Below is a block of records; reproduce all of them exactly and leave out any pictures.

* * * * *

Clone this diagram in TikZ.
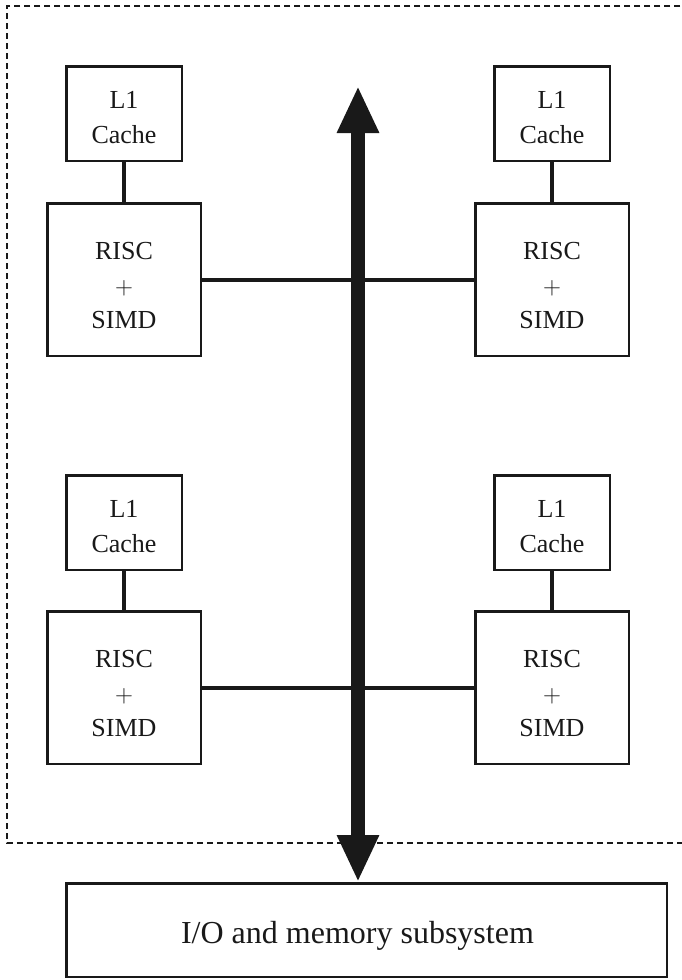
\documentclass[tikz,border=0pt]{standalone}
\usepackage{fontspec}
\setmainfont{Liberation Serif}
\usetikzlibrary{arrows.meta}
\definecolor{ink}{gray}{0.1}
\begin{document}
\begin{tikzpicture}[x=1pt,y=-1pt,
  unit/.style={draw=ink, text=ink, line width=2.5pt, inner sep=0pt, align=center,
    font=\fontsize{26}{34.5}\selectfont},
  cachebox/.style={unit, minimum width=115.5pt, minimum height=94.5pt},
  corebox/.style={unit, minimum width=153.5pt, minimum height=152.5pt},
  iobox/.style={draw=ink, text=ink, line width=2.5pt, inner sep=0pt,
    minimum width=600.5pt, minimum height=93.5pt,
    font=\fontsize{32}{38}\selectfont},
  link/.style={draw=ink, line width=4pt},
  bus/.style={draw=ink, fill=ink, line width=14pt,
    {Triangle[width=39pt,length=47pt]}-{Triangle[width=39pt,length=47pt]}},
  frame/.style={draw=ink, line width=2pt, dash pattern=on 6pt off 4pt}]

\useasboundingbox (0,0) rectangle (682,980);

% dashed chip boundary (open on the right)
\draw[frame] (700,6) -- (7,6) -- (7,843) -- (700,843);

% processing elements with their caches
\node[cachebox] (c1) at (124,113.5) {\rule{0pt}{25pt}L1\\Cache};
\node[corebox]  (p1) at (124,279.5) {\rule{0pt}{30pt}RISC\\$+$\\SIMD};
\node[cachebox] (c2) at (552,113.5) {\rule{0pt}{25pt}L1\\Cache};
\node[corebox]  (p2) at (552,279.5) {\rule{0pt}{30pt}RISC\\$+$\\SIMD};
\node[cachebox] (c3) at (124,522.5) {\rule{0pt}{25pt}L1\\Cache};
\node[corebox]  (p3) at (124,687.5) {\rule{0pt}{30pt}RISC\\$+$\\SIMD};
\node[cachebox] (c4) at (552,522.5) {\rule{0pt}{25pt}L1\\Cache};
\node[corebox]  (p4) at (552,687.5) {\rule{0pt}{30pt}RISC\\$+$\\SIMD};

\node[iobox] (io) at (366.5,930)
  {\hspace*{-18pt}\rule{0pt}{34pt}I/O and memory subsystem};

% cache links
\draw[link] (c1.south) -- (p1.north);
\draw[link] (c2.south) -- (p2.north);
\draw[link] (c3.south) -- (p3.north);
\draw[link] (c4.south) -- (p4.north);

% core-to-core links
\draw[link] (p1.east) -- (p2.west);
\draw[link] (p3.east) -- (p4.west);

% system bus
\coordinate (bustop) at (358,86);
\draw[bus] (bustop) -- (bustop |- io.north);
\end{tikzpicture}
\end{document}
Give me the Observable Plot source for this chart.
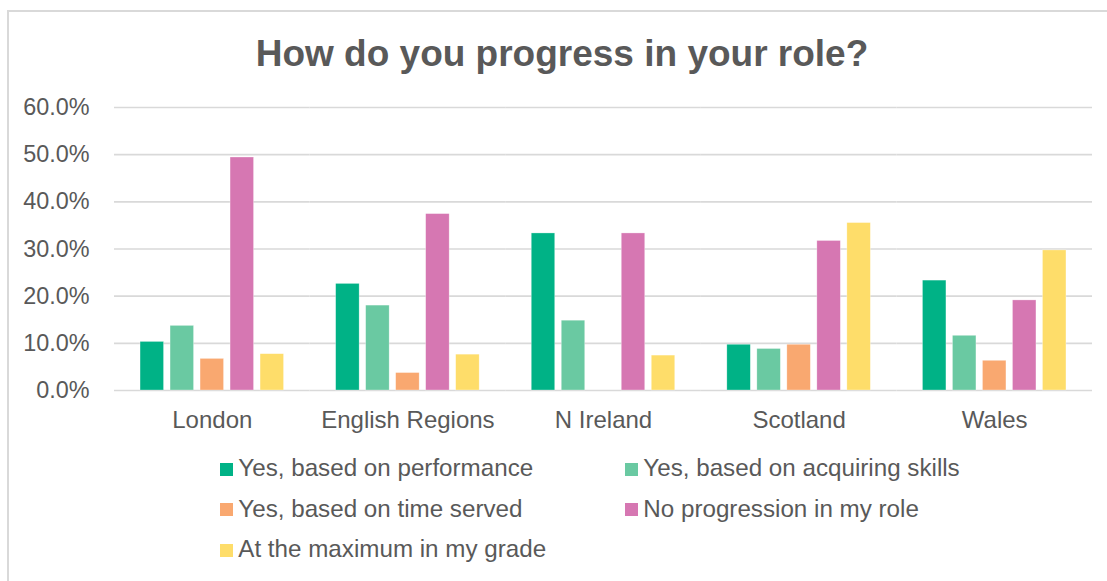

* * * * *

EXPECTED ANSWER ::
Clone this diagram in TikZ.
\documentclass[tikz,border=0pt]{standalone}
\usepackage{fontspec}
\setmainfont{Liberation Serif}
\usetikzlibrary{arrows.meta}
\definecolor{ink}{gray}{0.1}
\begin{document}
\begin{tikzpicture}[x=1pt,y=-1pt,
  unit/.style={draw=ink, text=ink, line width=2.5pt, inner sep=0pt, align=center,
    font=\fontsize{26}{34.5}\selectfont},
  cachebox/.style={unit, minimum width=115.5pt, minimum height=94.5pt},
  corebox/.style={unit, minimum width=153.5pt, minimum height=152.5pt},
  iobox/.style={draw=ink, text=ink, line width=2.5pt, inner sep=0pt,
    minimum width=600.5pt, minimum height=93.5pt,
    font=\fontsize{32}{38}\selectfont},
  link/.style={draw=ink, line width=4pt},
  bus/.style={draw=ink, fill=ink, line width=14pt,
    {Triangle[width=39pt,length=47pt]}-{Triangle[width=39pt,length=47pt]}},
  frame/.style={draw=ink, line width=2pt, dash pattern=on 6pt off 4pt}]

\useasboundingbox (0,0) rectangle (682,980);

% dashed chip boundary (open on the right)
\draw[frame] (700,6) -- (7,6) -- (7,843) -- (700,843);

% processing elements with their caches
\node[cachebox] (c1) at (124,113.5) {\rule{0pt}{25pt}L1\\Cache};
\node[corebox]  (p1) at (124,279.5) {\rule{0pt}{30pt}RISC\\$+$\\SIMD};
\node[cachebox] (c2) at (552,113.5) {\rule{0pt}{25pt}L1\\Cache};
\node[corebox]  (p2) at (552,279.5) {\rule{0pt}{30pt}RISC\\$+$\\SIMD};
\node[cachebox] (c3) at (124,522.5) {\rule{0pt}{25pt}L1\\Cache};
\node[corebox]  (p3) at (124,687.5) {\rule{0pt}{30pt}RISC\\$+$\\SIMD};
\node[cachebox] (c4) at (552,522.5) {\rule{0pt}{25pt}L1\\Cache};
\node[corebox]  (p4) at (552,687.5) {\rule{0pt}{30pt}RISC\\$+$\\SIMD};

\node[iobox] (io) at (366.5,930)
  {\hspace*{-18pt}\rule{0pt}{34pt}I/O and memory subsystem};

% cache links
\draw[link] (c1.south) -- (p1.north);
\draw[link] (c2.south) -- (p2.north);
\draw[link] (c3.south) -- (p3.north);
\draw[link] (c4.south) -- (p4.north);

% core-to-core links
\draw[link] (p1.east) -- (p2.west);
\draw[link] (p3.east) -- (p4.west);

% system bus
\coordinate (bustop) at (358,86);
\draw[bus] (bustop) -- (bustop |- io.north);
\end{tikzpicture}
\end{document}
Give me the Observable Plot source for this chart.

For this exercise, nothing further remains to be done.